П. Любимцев в своем «Путешествии по Москве» рассказывает об этой усадьбе и о гимназии и говорит, что после революции здесь расположилась Педагогическая библиотека. Это верно. Но до библиотеки здесь еще проживала «фабрично-заводская семилетка № 1», и, как тогда было положено, у нас было отведено на первом этаже помещение для мастерских, где нас приучали к труду.

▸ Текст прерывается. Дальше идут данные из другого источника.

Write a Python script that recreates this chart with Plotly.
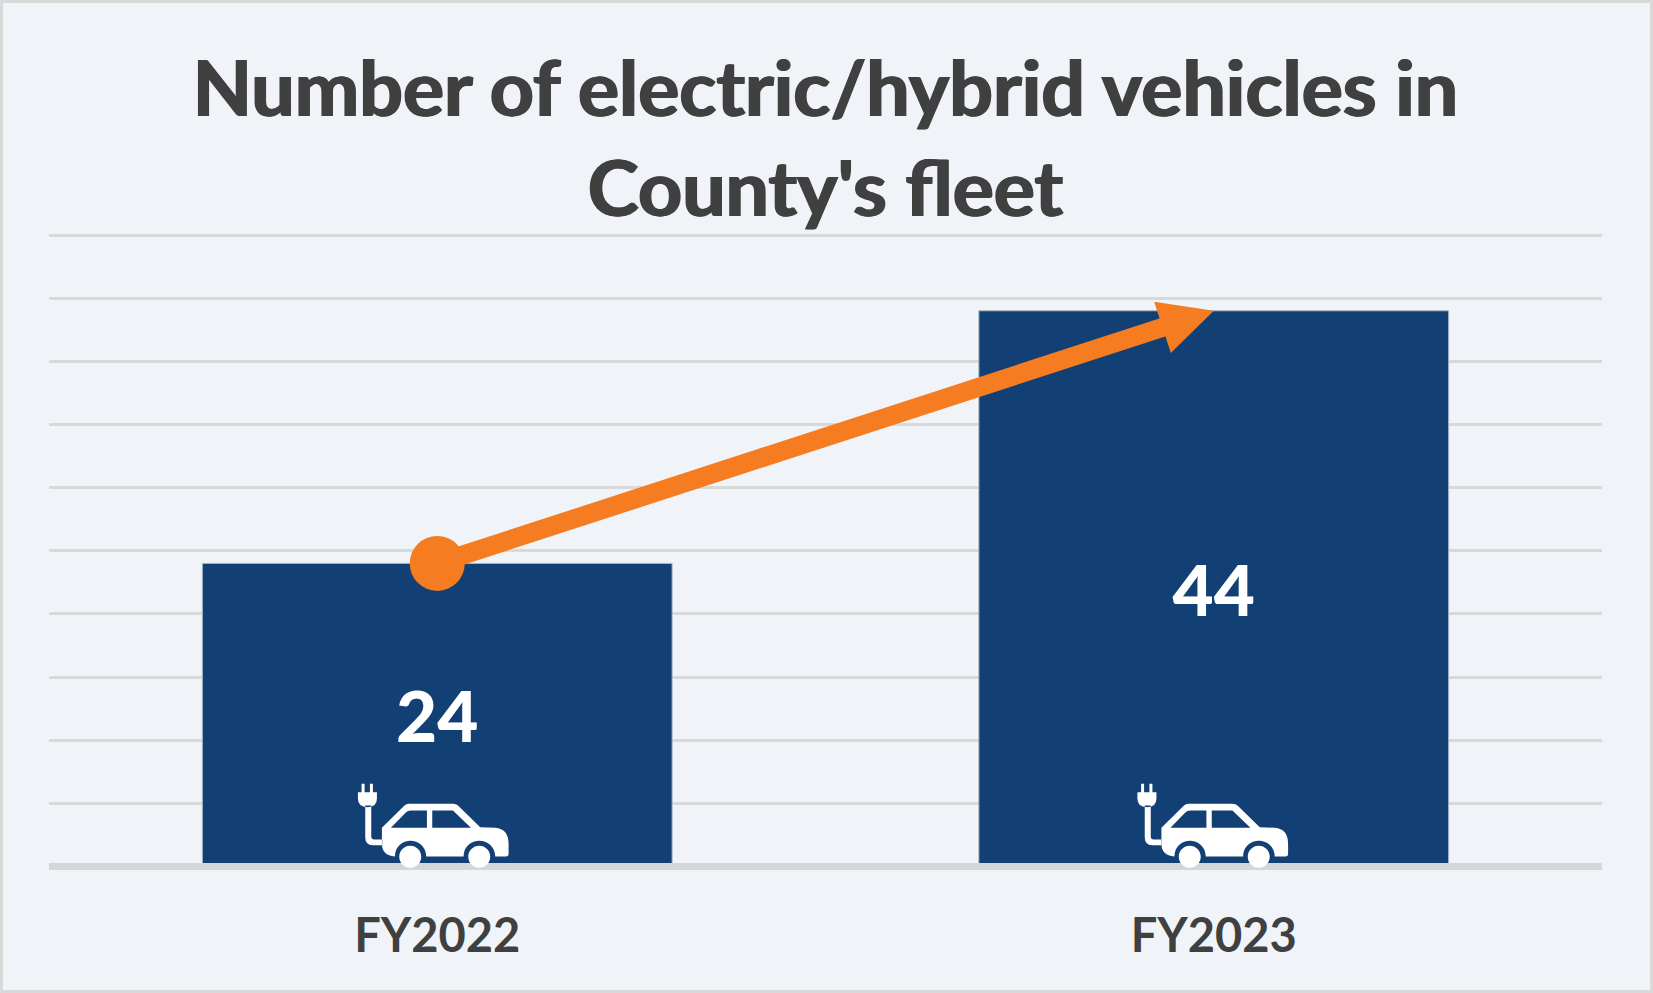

В первой ступени (1-й — 4-й классы) еще «труда» не было. Кроме чтения, письма, арифметики, было рисование и пение, которые вели другие учителя, а не Лидия Викторовна. Пение и рисование были раз в неделю. Вход в школу был посередине, налево — раздевалка, направо — парадная лестница на второй этаж (она вела в дирекцию), а прямо — две ступенечки и большая двустворчатая дверь, через которую ходили мы. Там лестница попроще уже поднималась до третьего этажа. На втором и третьем этажах были классные комнаты и кабинеты. На втором этаже против лестницы дверь в учительскую, а рядом с лестницей дверь — в зал с лепным потолком и люстрой. Когда-то здесь устраивали балы хозяева, потом гимназисты, приглашавшие на танцы гимназисток. А тогда мы здесь праздновали пролетарские праздники 1-е Мая и 7-е Ноября. Ёлки еще устраивать не разрешали, это уже в середине 30-х Сталин обязал устраивать елки, организовав первое празднование у себя в Кремле. Танцевать тоже не танцевали, а сидели на длинных деревянных скамейках и смотрели, слушали, как на сцене наши ребята маршируют, строят пирамиды, слушали, как наш хор поет всякие советские песни, как старшеклассники читают советские стихи или разыгрывают сценки. Иногда на сцену выходила наша учительница пения, и мы все хором что-нибудь пели, тоже советское. Пионеров еще не было. Я первый раз о них узнала от Оли Кремляковой, когда еще занималась с Верой Петровной. Как-то я была у нее в гостях, и она мне рассказала, что у ее мамы на работе образуется отряд пионеров, и она хочет тоже записаться. А еще тогда же или годом раньше от кого-то слышала, что какие-то бойскауты проводят свой слет в Москве. Повальное опионеривание началось двумя годами позже.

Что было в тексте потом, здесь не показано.